TASK INSTRUCTIONS - In the listing below, find every line with the string "this" and pull it out.

----- MATERIAL

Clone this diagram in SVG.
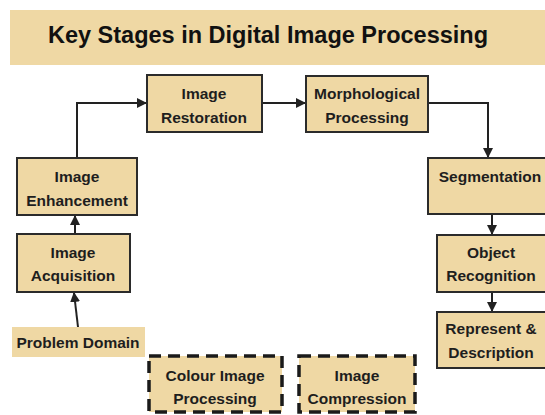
<svg xmlns="http://www.w3.org/2000/svg" width="545" height="415" viewBox="0 0 545 415">
<defs>
<marker id="ah" markerWidth="10" markerHeight="10" refX="9" refY="5" orient="auto" markerUnits="userSpaceOnUse">
<path d="M0,0 L10,5 L0,10 Z" fill="#222"/>
</marker>
</defs>
<style>
.box{fill:#efd8a4;stroke:#2b2b2b;stroke-width:2}
.dash{fill:#efd8a4;stroke:#1a1a1a;stroke-width:3.5;stroke-dasharray:12 7}
.plain{fill:#efd8a4}
.t{font-family:"Liberation Sans",Arial,sans-serif;font-weight:bold;font-size:15.5px;fill:#1e1e1e;text-anchor:middle;dominant-baseline:central}
.title{font-family:"Liberation Sans",Arial,sans-serif;font-weight:bold;font-size:23.5px;fill:#111;text-anchor:middle;dominant-baseline:central}
.c{fill:none;stroke:#222;stroke-width:2}
</style>
<rect width="545" height="415" fill="#fff"/>
<g id="title">
<rect x="10" y="10" width="540" height="55" fill="#efd8a4"/>
<text class="title" x="268" y="35">Key Stages in Digital Image Processing</text>
</g>
<g id="connectors">
<path class="c" d="M77,158 V103 H146" marker-end="url(#ah)"/>
<path class="c" d="M262,103 H305" marker-end="url(#ah)"/>
<path class="c" d="M428,103 H488 V157" marker-end="url(#ah)"/>
<path class="c" d="M492,214 V234" marker-end="url(#ah)"/>
<path class="c" d="M492,292 V311" marker-end="url(#ah)"/>
<path class="c" d="M75,234 V216" marker-end="url(#ah)"/>
<path class="c" d="M78,327 L74,293" marker-end="url(#ah)"/>
</g>
<g id="restoration">
<rect class="box" x="147" y="75" width="115" height="57"/>
<text class="t" x="204" y="93">Image</text>
<text class="t" x="204" y="117">Restoration</text>
</g>
<g id="morphological">
<rect class="box" x="306" y="76" width="122" height="56"/>
<text class="t" x="367" y="93">Morphological</text>
<text class="t" x="367" y="117">Processing</text>
</g>
<g id="enhancement">
<rect class="box" x="17" y="158" width="120" height="57"/>
<text class="t" x="77" y="176">Image</text>
<text class="t" x="77" y="200">Enhancement</text>
</g>
<g id="acquisition">
<rect class="box" x="17" y="234" width="113" height="58"/>
<text class="t" x="73" y="252">Image</text>
<text class="t" x="73" y="275">Acquisition</text>
</g>
<g id="problem">
<rect class="plain" x="12" y="327" width="133" height="30"/>
<text class="t" x="78" y="342">Problem Domain</text>
</g>
<g id="segmentation">
<rect class="box" x="428" y="158" width="120" height="56"/>
<text class="t" x="490" y="176">Segmentation</text>
</g>
<g id="recognition">
<rect class="box" x="437" y="235" width="111" height="57"/>
<text class="t" x="491" y="252">Object</text>
<text class="t" x="491" y="275">Recognition</text>
</g>
<g id="represent">
<rect class="box" x="437" y="312" width="111" height="56"/>
<text class="t" x="491" y="328">Represent &amp;</text>
<text class="t" x="491" y="352">Description</text>
</g>
<g id="colour">
<rect class="dash" x="149" y="356" width="133" height="56"/>
<text class="t" x="215" y="375">Colour Image</text>
<text class="t" x="215" y="398">Processing</text>
</g>
<g id="compression">
<rect class="dash" x="299" y="356" width="116" height="56"/>
<text class="t" x="357" y="375">Image</text>
<text class="t" x="357" y="398">Compression</text>
</g>
</svg>
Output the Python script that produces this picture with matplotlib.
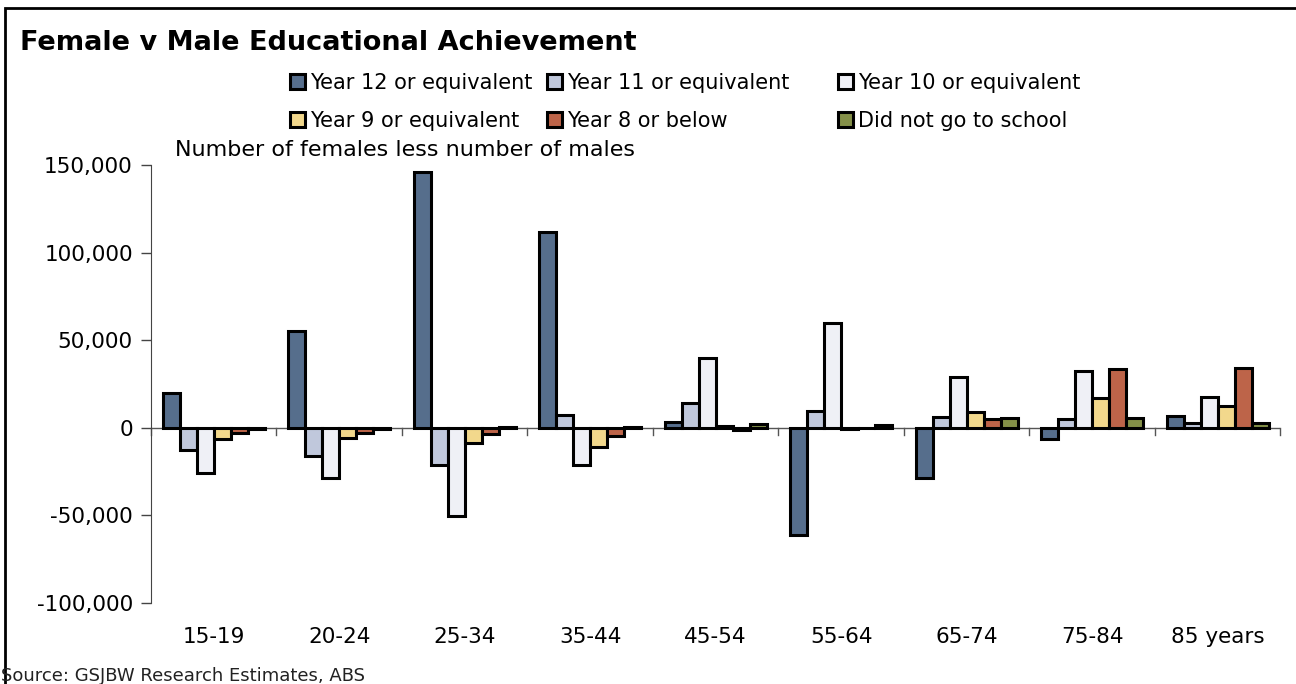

----------

FINISHED TASK -
Clone this diagram in SVG.
Output the Python script that produces this picture with matplotlib.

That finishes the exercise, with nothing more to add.